Nicht nur damit steht er etwas quer zum eher rechten Landesverband in Berlin. Dass die CDU in Berlin auch 2021 noch sehr westdeutsch geprägt ist, ließ ihn die Parteiführung zuletzt wieder bei der Aufstellung der Listenkandidaten für die Bundestagswahl spüren, als sie ihm einen aussichtsreichen Platz verwehrte. "Mich bekommen Sie nur mit der Erststimme", warb Czaja daraufhin und versuchte dem Affront der Parteigenossen noch etwas abzugewinnen: Ab jetzt gebe es in seinem Wahlkampf "keinen Parteienzwang, keine faulen Kompromisse", sagte er damals.

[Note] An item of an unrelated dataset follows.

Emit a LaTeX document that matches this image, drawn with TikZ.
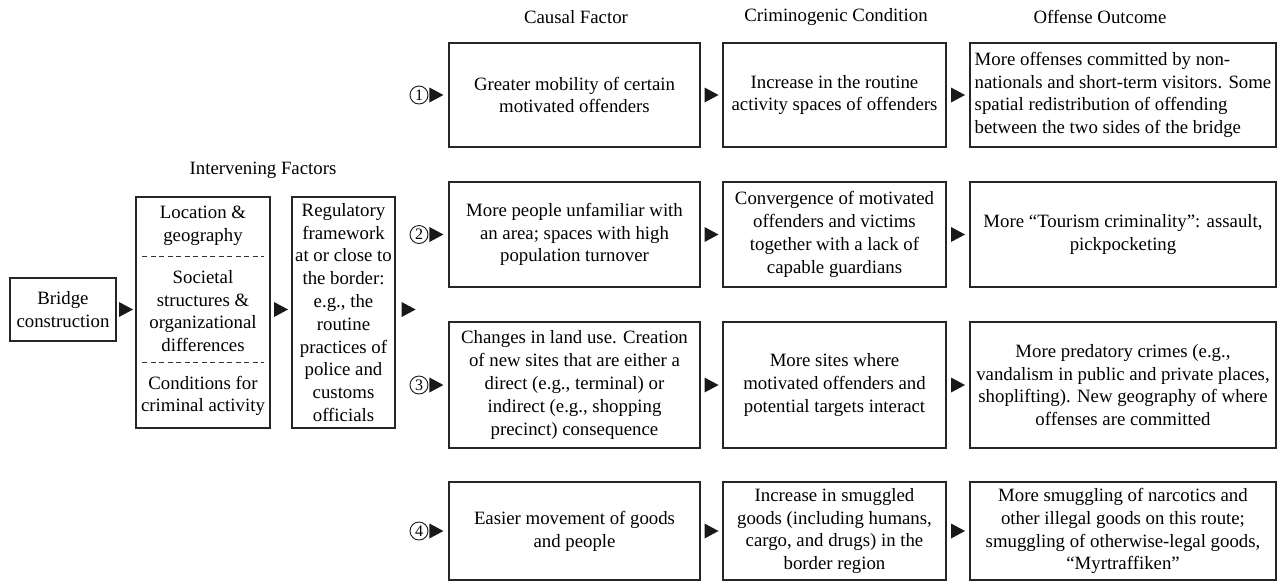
\documentclass[tikz,border=0pt]{standalone}
\usepackage{fontspec}
\setmainfont{Liberation Serif}
\usetikzlibrary{shapes.geometric,calc}
\newcommand\bodyfs{\fontsize{18.8}{22.8}\selectfont}
\begin{document}
\begin{tikzpicture}[x=1pt,y=-1pt,
  box/.style={draw=black!85, line width=1.3pt, align=center, font=\bodyfs, inner sep=2pt},
  txt/.style={align=center, font=\bodyfs, inner sep=0pt},
  tri/.style={rectangle, draw=none, minimum width=14pt, minimum height=15pt, inner sep=0pt,
    path picture={\fill[black!90] (path picture bounding box.north west) -- (path picture bounding box.east)
      -- (path picture bounding box.south west) -- cycle;}},
  num/.style={circle, draw=black!90, line width=0.9pt, inner sep=0pt, minimum size=18pt,
    font=\fontsize{16}{16}\selectfont},
  sep/.style={dash pattern=on 5pt off 3.5pt, line width=0.9pt, draw=black!80}]
\useasboundingbox (0,0) rectangle (1277,582);

% headers
\node[txt] (hcause) at (576,17) {Causal Factor};
\node[txt] (hcrim) at (836,17) {Criminogenic Condition};
\node[txt] (hout) at (1100,17) {Offense Outcome};
\node[txt] (hint) at (263,170) {Intervening Factors};

% left part
\node[box, minimum width=106pt, minimum height=63pt] (bridge) at (63,309.5) {Bridge\\construction};
\node[box, minimum width=134pt, minimum height=231pt] (interv) at (203,312.5) {};
\node[txt] (loc) at (203,226) {Location \&\\geography};
\node[txt] (soc) at (203,311) {Societal\\structures \&\\organizational\\differences};
\node[txt] (cond) at (203,396) {Conditions for\\criminal activity};
\draw[sep] ($(interv.north west)+(7,60)$) -- ($(interv.north east)+(-7,60)$);
\draw[sep] ($(interv.north west)+(7,166)$) -- ($(interv.north east)+(-7,166)$);
\node[box, minimum width=103pt, minimum height=231pt, inner sep=1pt] (reg) at (343.5,312.5)
  {Regulatory\\framework\\at or close to\\the border:\\e.g., the\\routine\\practices of\\police and\\customs\\officials};

\path (bridge.east) -- node[tri] (t0) {} (bridge.east -| interv.west);
\path (bridge.east -| interv.east) -- node[tri] (t1) {} (bridge.east -| reg.west);
\node[tri] (t2) at ($(reg.east |- bridge.east)+(13,0)$) {};

% row 1
\node[box, minimum width=251pt, minimum height=104pt] (c1) at (574.5,95)
  {Greater mobility of certain\\motivated offenders};
\node[box, minimum width=223pt, minimum height=104pt] (k1) at (834.5,95)
  {Increase in the routine\\activity spaces of offenders};
\node[box, minimum width=306pt, minimum height=104pt, align=left] (o1) at (1123,95)
  {More offenses committed by non-\\nationals and short-term visitors. Some\\spatial redistribution of offending\\between the two sides of the bridge};

% row 2
\node[box, minimum width=251pt, minimum height=105pt] (c2) at (574.5,234.5)
  {More people unfamiliar with\\an area; spaces with high\\population turnover};
\node[box, minimum width=223pt, minimum height=105pt] (k2) at (834.5,234.5)
  {Convergence of motivated\\offenders and victims\\together with a lack of\\capable guardians};
\node[box, minimum width=306pt, minimum height=105pt] (o2) at (1123,234.5)
  {More ``Tourism criminality'': assault,\\pickpocketing};

% row 3
\node[box, minimum width=251pt, minimum height=126pt] (c3) at (574.5,385)
  {Changes in land use. Creation\\of new sites that are either a\\direct (e.g., terminal) or\\indirect (e.g., shopping\\precinct) consequence};
\node[box, minimum width=223pt, minimum height=126pt] (k3) at (834.5,385)
  {More sites where\\motivated offenders and\\potential targets interact};
\node[box, minimum width=306pt, minimum height=126pt] (o3) at (1123,385)
  {More predatory crimes (e.g.,\\vandalism in public and private places,\\shoplifting). New geography of where\\offenses are committed};

% row 4
\node[box, minimum width=251pt, minimum height=98pt] (c4) at (574.5,531)
  {Easier movement of goods\\and people};
\node[box, minimum width=223pt, minimum height=98pt] (k4) at (834.5,531)
  {Increase in smuggled\\goods (including humans,\\cargo, and drugs) in the\\border region};
\node[box, minimum width=306pt, minimum height=98pt] (o4) at (1123,531)
  {More smuggling of narcotics and\\other illegal goods on this route;\\smuggling of otherwise-legal goods,\\``Myrtraffiken''};

% numbers and arrowheads
\foreach \i in {1,2,3,4}{
  \node[num] (n\i) at (419,0 |- c\i) {\i};
  \path (n\i) -- node[tri, pos=0.4] {} (c\i);
  \path (c\i) -- node[tri] {} (k\i);
  \path (k\i) -- node[tri] {} (o\i);
}
\end{tikzpicture}
\end{document}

Dazu gehörte auch, dass sich der Landesverband Berlin bereits beim ersten Anlauf für Friedrich Merz als neuen CDU-Chef ausgesprochen hatte. Czajas Wunschkandidat war hingegen Gesundheitsminister Jens Spahn; zuletzt sprach er sich deutlich für eine Kandidatur von Armin Laschet aus. Warum er dann nun gemeinsam mit Merz antreten will? "Wir haben unterschiedliche Erfahrungshintergründe. Wir haben sicherlich auch unterschiedliche Perspektiven", antwortet Czaja. "Es macht aber auch keinen Sinn, ein Team aufzustellen, das alles gleich sieht."